GOAL>
Everything in the listing should be restated word for word.

SOURCE DATA>

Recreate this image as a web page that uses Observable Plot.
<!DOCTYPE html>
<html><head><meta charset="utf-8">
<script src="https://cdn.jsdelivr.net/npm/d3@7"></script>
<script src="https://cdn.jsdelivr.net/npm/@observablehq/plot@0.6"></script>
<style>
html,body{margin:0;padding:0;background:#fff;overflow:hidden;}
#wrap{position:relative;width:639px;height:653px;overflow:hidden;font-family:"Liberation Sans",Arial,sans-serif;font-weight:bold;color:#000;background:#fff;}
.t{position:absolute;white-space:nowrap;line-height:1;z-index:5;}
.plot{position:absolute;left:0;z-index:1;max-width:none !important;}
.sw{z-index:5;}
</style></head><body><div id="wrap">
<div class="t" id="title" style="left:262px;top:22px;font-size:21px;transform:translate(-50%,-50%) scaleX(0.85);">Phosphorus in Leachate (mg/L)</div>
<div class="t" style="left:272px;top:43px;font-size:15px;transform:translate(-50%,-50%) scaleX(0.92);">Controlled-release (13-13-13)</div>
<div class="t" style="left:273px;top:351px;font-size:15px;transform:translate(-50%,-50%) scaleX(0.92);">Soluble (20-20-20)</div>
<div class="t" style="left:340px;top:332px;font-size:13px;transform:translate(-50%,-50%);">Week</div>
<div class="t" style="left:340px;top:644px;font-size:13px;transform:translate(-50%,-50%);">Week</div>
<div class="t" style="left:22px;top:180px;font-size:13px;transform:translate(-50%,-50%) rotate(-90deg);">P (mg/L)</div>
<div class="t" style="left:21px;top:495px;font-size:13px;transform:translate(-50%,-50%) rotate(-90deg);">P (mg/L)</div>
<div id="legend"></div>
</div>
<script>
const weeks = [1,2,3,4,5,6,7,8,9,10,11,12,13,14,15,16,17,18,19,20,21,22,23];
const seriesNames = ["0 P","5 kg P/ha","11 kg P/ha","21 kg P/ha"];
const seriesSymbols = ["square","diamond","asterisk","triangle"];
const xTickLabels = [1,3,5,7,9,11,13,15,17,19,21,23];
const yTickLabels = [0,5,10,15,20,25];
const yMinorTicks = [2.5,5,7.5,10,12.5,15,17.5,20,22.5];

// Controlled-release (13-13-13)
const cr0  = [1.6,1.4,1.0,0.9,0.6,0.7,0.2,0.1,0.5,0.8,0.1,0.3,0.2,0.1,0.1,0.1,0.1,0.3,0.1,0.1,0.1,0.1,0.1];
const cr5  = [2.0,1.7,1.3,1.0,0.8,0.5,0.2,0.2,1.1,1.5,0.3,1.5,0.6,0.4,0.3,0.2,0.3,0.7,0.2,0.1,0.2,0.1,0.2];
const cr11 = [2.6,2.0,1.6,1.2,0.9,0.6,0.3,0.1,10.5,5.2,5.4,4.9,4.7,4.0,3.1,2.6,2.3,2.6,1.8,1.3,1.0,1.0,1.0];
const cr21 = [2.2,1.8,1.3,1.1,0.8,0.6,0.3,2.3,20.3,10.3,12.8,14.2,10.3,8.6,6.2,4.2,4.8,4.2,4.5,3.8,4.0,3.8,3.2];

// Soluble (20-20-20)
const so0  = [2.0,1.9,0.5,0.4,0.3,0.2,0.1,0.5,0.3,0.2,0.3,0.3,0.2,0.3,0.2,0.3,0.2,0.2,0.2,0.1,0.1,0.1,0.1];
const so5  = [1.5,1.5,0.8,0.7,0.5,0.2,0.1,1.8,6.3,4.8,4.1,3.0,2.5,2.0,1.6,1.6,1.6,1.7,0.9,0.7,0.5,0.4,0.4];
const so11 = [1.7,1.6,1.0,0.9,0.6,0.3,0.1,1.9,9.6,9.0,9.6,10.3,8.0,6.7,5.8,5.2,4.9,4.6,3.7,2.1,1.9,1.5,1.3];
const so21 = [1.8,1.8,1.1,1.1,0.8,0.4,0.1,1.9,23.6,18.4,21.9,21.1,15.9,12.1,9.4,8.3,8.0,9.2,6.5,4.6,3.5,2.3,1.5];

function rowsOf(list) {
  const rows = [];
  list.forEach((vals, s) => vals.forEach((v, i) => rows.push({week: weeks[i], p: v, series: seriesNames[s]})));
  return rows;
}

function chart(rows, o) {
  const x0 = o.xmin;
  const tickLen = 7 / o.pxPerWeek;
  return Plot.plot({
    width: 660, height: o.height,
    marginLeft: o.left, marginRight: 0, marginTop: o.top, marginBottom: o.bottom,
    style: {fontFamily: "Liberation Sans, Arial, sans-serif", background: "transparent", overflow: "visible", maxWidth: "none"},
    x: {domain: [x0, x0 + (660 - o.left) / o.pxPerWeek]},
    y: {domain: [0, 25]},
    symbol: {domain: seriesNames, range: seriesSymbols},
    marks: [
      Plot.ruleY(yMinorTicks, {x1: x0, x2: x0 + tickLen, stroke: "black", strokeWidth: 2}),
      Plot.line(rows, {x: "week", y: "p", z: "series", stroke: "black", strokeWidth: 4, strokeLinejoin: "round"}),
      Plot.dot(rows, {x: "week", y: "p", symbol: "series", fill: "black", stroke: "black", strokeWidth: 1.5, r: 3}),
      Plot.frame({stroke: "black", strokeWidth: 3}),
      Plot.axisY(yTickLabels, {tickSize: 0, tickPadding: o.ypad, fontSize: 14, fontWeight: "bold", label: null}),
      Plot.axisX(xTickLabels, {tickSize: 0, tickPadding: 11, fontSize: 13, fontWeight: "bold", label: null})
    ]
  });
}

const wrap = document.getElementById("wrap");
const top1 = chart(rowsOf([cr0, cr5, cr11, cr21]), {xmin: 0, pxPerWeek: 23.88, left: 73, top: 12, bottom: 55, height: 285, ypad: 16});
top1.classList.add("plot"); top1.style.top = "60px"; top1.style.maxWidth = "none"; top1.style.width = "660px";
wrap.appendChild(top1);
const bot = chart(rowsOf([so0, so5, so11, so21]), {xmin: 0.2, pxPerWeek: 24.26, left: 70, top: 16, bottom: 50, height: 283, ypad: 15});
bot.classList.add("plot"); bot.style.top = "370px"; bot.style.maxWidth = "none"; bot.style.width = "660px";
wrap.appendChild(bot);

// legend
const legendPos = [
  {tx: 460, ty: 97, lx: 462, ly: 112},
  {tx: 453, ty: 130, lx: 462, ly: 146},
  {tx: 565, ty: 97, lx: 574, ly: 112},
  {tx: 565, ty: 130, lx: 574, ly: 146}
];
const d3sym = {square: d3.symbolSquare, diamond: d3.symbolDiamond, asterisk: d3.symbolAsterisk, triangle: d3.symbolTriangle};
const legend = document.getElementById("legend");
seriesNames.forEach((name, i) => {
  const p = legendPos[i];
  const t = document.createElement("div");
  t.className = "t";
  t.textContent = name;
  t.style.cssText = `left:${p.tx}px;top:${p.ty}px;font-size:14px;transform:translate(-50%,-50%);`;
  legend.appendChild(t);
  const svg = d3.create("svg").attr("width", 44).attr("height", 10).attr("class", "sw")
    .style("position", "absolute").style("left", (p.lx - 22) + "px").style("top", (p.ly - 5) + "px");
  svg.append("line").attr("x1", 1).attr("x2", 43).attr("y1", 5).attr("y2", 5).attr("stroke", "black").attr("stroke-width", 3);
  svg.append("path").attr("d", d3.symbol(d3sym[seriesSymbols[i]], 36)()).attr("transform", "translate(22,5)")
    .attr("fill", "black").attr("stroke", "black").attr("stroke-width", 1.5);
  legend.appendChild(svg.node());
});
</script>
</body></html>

COMPLETE OUTPUT>
Recreate this image as a web page that uses Observable Plot.
<!DOCTYPE html>
<html><head><meta charset="utf-8">
<script src="https://cdn.jsdelivr.net/npm/d3@7"></script>
<script src="https://cdn.jsdelivr.net/npm/@observablehq/plot@0.6"></script>
<style>
html,body{margin:0;padding:0;background:#fff;overflow:hidden;}
#wrap{position:relative;width:639px;height:653px;overflow:hidden;font-family:"Liberation Sans",Arial,sans-serif;font-weight:bold;color:#000;background:#fff;}
.t{position:absolute;white-space:nowrap;line-height:1;z-index:5;}
.plot{position:absolute;left:0;z-index:1;max-width:none !important;}
.sw{z-index:5;}
</style></head><body><div id="wrap">
<div class="t" id="title" style="left:262px;top:22px;font-size:21px;transform:translate(-50%,-50%) scaleX(0.85);">Phosphorus in Leachate (mg/L)</div>
<div class="t" style="left:272px;top:43px;font-size:15px;transform:translate(-50%,-50%) scaleX(0.92);">Controlled-release (13-13-13)</div>
<div class="t" style="left:273px;top:351px;font-size:15px;transform:translate(-50%,-50%) scaleX(0.92);">Soluble (20-20-20)</div>
<div class="t" style="left:340px;top:332px;font-size:13px;transform:translate(-50%,-50%);">Week</div>
<div class="t" style="left:340px;top:644px;font-size:13px;transform:translate(-50%,-50%);">Week</div>
<div class="t" style="left:22px;top:180px;font-size:13px;transform:translate(-50%,-50%) rotate(-90deg);">P (mg/L)</div>
<div class="t" style="left:21px;top:495px;font-size:13px;transform:translate(-50%,-50%) rotate(-90deg);">P (mg/L)</div>
<div id="legend"></div>
</div>
<script>
const weeks = [1,2,3,4,5,6,7,8,9,10,11,12,13,14,15,16,17,18,19,20,21,22,23];
const seriesNames = ["0 P","5 kg P/ha","11 kg P/ha","21 kg P/ha"];
const seriesSymbols = ["square","diamond","asterisk","triangle"];
const xTickLabels = [1,3,5,7,9,11,13,15,17,19,21,23];
const yTickLabels = [0,5,10,15,20,25];
const yMinorTicks = [2.5,5,7.5,10,12.5,15,17.5,20,22.5];

// Controlled-release (13-13-13)
const cr0  = [1.6,1.4,1.0,0.9,0.6,0.7,0.2,0.1,0.5,0.8,0.1,0.3,0.2,0.1,0.1,0.1,0.1,0.3,0.1,0.1,0.1,0.1,0.1];
const cr5  = [2.0,1.7,1.3,1.0,0.8,0.5,0.2,0.2,1.1,1.5,0.3,1.5,0.6,0.4,0.3,0.2,0.3,0.7,0.2,0.1,0.2,0.1,0.2];
const cr11 = [2.6,2.0,1.6,1.2,0.9,0.6,0.3,0.1,10.5,5.2,5.4,4.9,4.7,4.0,3.1,2.6,2.3,2.6,1.8,1.3,1.0,1.0,1.0];
const cr21 = [2.2,1.8,1.3,1.1,0.8,0.6,0.3,2.3,20.3,10.3,12.8,14.2,10.3,8.6,6.2,4.2,4.8,4.2,4.5,3.8,4.0,3.8,3.2];

// Soluble (20-20-20)
const so0  = [2.0,1.9,0.5,0.4,0.3,0.2,0.1,0.5,0.3,0.2,0.3,0.3,0.2,0.3,0.2,0.3,0.2,0.2,0.2,0.1,0.1,0.1,0.1];
const so5  = [1.5,1.5,0.8,0.7,0.5,0.2,0.1,1.8,6.3,4.8,4.1,3.0,2.5,2.0,1.6,1.6,1.6,1.7,0.9,0.7,0.5,0.4,0.4];
const so11 = [1.7,1.6,1.0,0.9,0.6,0.3,0.1,1.9,9.6,9.0,9.6,10.3,8.0,6.7,5.8,5.2,4.9,4.6,3.7,2.1,1.9,1.5,1.3];
const so21 = [1.8,1.8,1.1,1.1,0.8,0.4,0.1,1.9,23.6,18.4,21.9,21.1,15.9,12.1,9.4,8.3,8.0,9.2,6.5,4.6,3.5,2.3,1.5];

function rowsOf(list) {
  const rows = [];
  list.forEach((vals, s) => vals.forEach((v, i) => rows.push({week: weeks[i], p: v, series: seriesNames[s]})));
  return rows;
}

function chart(rows, o) {
  const x0 = o.xmin;
  const tickLen = 7 / o.pxPerWeek;
  return Plot.plot({
    width: 660, height: o.height,
    marginLeft: o.left, marginRight: 0, marginTop: o.top, marginBottom: o.bottom,
    style: {fontFamily: "Liberation Sans, Arial, sans-serif", background: "transparent", overflow: "visible", maxWidth: "none"},
    x: {domain: [x0, x0 + (660 - o.left) / o.pxPerWeek]},
    y: {domain: [0, 25]},
    symbol: {domain: seriesNames, range: seriesSymbols},
    marks: [
      Plot.ruleY(yMinorTicks, {x1: x0, x2: x0 + tickLen, stroke: "black", strokeWidth: 2}),
      Plot.line(rows, {x: "week", y: "p", z: "series", stroke: "black", strokeWidth: 4, strokeLinejoin: "round"}),
      Plot.dot(rows, {x: "week", y: "p", symbol: "series", fill: "black", stroke: "black", strokeWidth: 1.5, r: 3}),
      Plot.frame({stroke: "black", strokeWidth: 3}),
      Plot.axisY(yTickLabels, {tickSize: 0, tickPadding: o.ypad, fontSize: 14, fontWeight: "bold", label: null}),
      Plot.axisX(xTickLabels, {tickSize: 0, tickPadding: 11, fontSize: 13, fontWeight: "bold", label: null})
    ]
  });
}

const wrap = document.getElementById("wrap");
const top1 = chart(rowsOf([cr0, cr5, cr11, cr21]), {xmin: 0, pxPerWeek: 23.88, left: 73, top: 12, bottom: 55, height: 285, ypad: 16});
top1.classList.add("plot"); top1.style.top = "60px"; top1.style.maxWidth = "none"; top1.style.width = "660px";
wrap.appendChild(top1);
const bot = chart(rowsOf([so0, so5, so11, so21]), {xmin: 0.2, pxPerWeek: 24.26, left: 70, top: 16, bottom: 50, height: 283, ypad: 15});
bot.classList.add("plot"); bot.style.top = "370px"; bot.style.maxWidth = "none"; bot.style.width = "660px";
wrap.appendChild(bot);

// legend
const legendPos = [
  {tx: 460, ty: 97, lx: 462, ly: 112},
  {tx: 453, ty: 130, lx: 462, ly: 146},
  {tx: 565, ty: 97, lx: 574, ly: 112},
  {tx: 565, ty: 130, lx: 574, ly: 146}
];
const d3sym = {square: d3.symbolSquare, diamond: d3.symbolDiamond, asterisk: d3.symbolAsterisk, triangle: d3.symbolTriangle};
const legend = document.getElementById("legend");
seriesNames.forEach((name, i) => {
  const p = legendPos[i];
  const t = document.createElement("div");
  t.className = "t";
  t.textContent = name;
  t.style.cssText = `left:${p.tx}px;top:${p.ty}px;font-size:14px;transform:translate(-50%,-50%);`;
  legend.appendChild(t);
  const svg = d3.create("svg").attr("width", 44).attr("height", 10).attr("class", "sw")
    .style("position", "absolute").style("left", (p.lx - 22) + "px").style("top", (p.ly - 5) + "px");
  svg.append("line").attr("x1", 1).attr("x2", 43).attr("y1", 5).attr("y2", 5).attr("stroke", "black").attr("stroke-width", 3);
  svg.append("path").attr("d", d3.symbol(d3sym[seriesSymbols[i]], 36)()).attr("transform", "translate(22,5)")
    .attr("fill", "black").attr("stroke", "black").attr("stroke-width", 1.5);
  legend.appendChild(svg.node());
});
</script>
</body></html>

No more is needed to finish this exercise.